After Micheal’s frightening incident in the lodge, and a few subsequent instances of microaggression later, the Bradshaws retired their skis and hung up their helmets.

“It’s not worth it anymore. The fun of skiing has become so tainted by the lack of inclusion,” Micheal said. “When my father died the bubble of ski bliss popped and we were introduced to the reality that he and my mother tried so hard to keep us from while growing up.”

While the Bradshaws’ story may air extreme, they aren’t alone in skipping out on the slopes. Many of Utah’s minority groups aren’t interested in racing to the resorts each winter either.
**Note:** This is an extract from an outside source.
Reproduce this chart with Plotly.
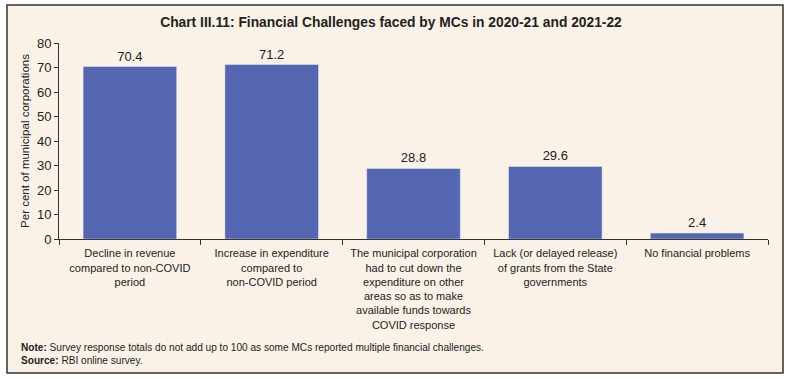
import plotly.graph_objects as go

categories = [
    "Decline in revenue<br>compared to non-COVID<br>period",
    "Increase in expenditure<br>compared to<br>non-COVID period",
    "The municipal corporation<br>had to cut down the<br>expenditure on other<br>areas so as to make<br>available funds towards<br>COVID response",
    "Lack (or delayed release)<br>of grants from the State<br>governments",
    "No financial problems",
]
values = [70.4, 71.2, 28.8, 29.6, 2.4]
value_labels = ["70.4", "71.2", "28.8", "29.6", "2.4"]
y_ticks = [0, 10, 20, 30, 40, 50, 60, 70, 80]

BG = "#FAF2E6"
FONT = "Liberation Sans, Arial, sans-serif"

fig = go.Figure()
fig.add_trace(go.Bar(
    x=categories, y=values, text=value_labels, textposition="outside",
    textfont=dict(size=13, color="#222"), marker_color="#5466B2",
    width=0.66, cliponaxis=False,
))

fig.update_layout(
    width=789, height=379,
    margin=dict(l=59, r=21, t=43, b=140, autoexpand=False),
    paper_bgcolor="white", plot_bgcolor=BG,
    font=dict(family=FONT, color="#222", size=12),
    showlegend=False,
    title=dict(text="<b>Chart III.11: Financial Challenges faced by MCs in 2020-21 and 2021-22</b>",
               x=391/789, xref="container", y=1 - 22/379, yref="container", xanchor="center", yanchor="middle",
               font=dict(size=13.8, color="#222")),
    xaxis=dict(showline=True, linecolor="#333", linewidth=1, ticks="outside", tickson="boundaries",
               ticklen=5, tickcolor="#333", tickfont=dict(size=11), tickangle=0,
               ticklabelstandoff=4, showgrid=False, automargin=False),
    yaxis=dict(range=[0, 80], tickvals=y_ticks, showline=True, linecolor="#333", linewidth=1,
               ticks="outside", ticklen=4, tickcolor="#333", showgrid=False, zeroline=False,
               tickfont=dict(size=13), automargin=False,
               title=dict(text="Per cent of municipal corporations", font=dict(size=11.5), standoff=4)),
    shapes=[dict(type="rect", xref="paper", yref="paper", layer="below",
                 x0=-52/709, x1=(783-59)/709, y0=-(373-239)/196, y1=(239-5)/196,
                 line=dict(color="#333", width=1.5), fillcolor=BG)],
    annotations=[
        dict(text="<b>Note:</b> Survey response totals do not add up to 100 as some MCs reported multiple financial challenges.",
             xref="paper", yref="paper", x=-40/709, y=-(347-239)/196, xanchor="left", yanchor="middle",
             showarrow=False, font=dict(size=10.1)),
        dict(text="<b>Source:</b> RBI online survey.",
             xref="paper", yref="paper", x=-40/709, y=-(360-239)/196, xanchor="left", yanchor="middle",
             showarrow=False, font=dict(size=10.1)),
    ],
)

fig.write_html("out.html", config={"displayModeBar": False},
               post_script="document.body.style.margin='0';document.body.style.padding='0';")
An infographic illustrating the racial distribution of Utah’s ski and snowboard population during the 2019-2020 winter season. Image by Hannah Carlson.

 In 2019-20, a Snowsports Industries America participation study reported that 88% of the season’s ski visits were made by people who identify as white or caucasian.

Native Americans and Blacks each represented only 1% of that population. Asian and Pacific Islanders made up 4% and those identifying as Latino made up 5%.

Skiing is also an extremely expensive sport to pursue. In Utah, the average price of a single-day lift ticket last year was $95. The cost of a resort season pass ranges anywhere from $300 to $1,500.

On top of a lift pass, a skier or snowboarder would also require a pair of skis or a snowboard, ski poles, boots, pants, a jacket, a coat, gloves, goggles, and a helmet.

For a median household income of $71,621 in Utah, skiing isn’t an easily approachable sport. Especially for larger families, where Utah ranks first in the country.

“I don’t have all the answers,” Micheal said. “I just wish that I could take my daughters skiing without them having to experience what many of us already have.”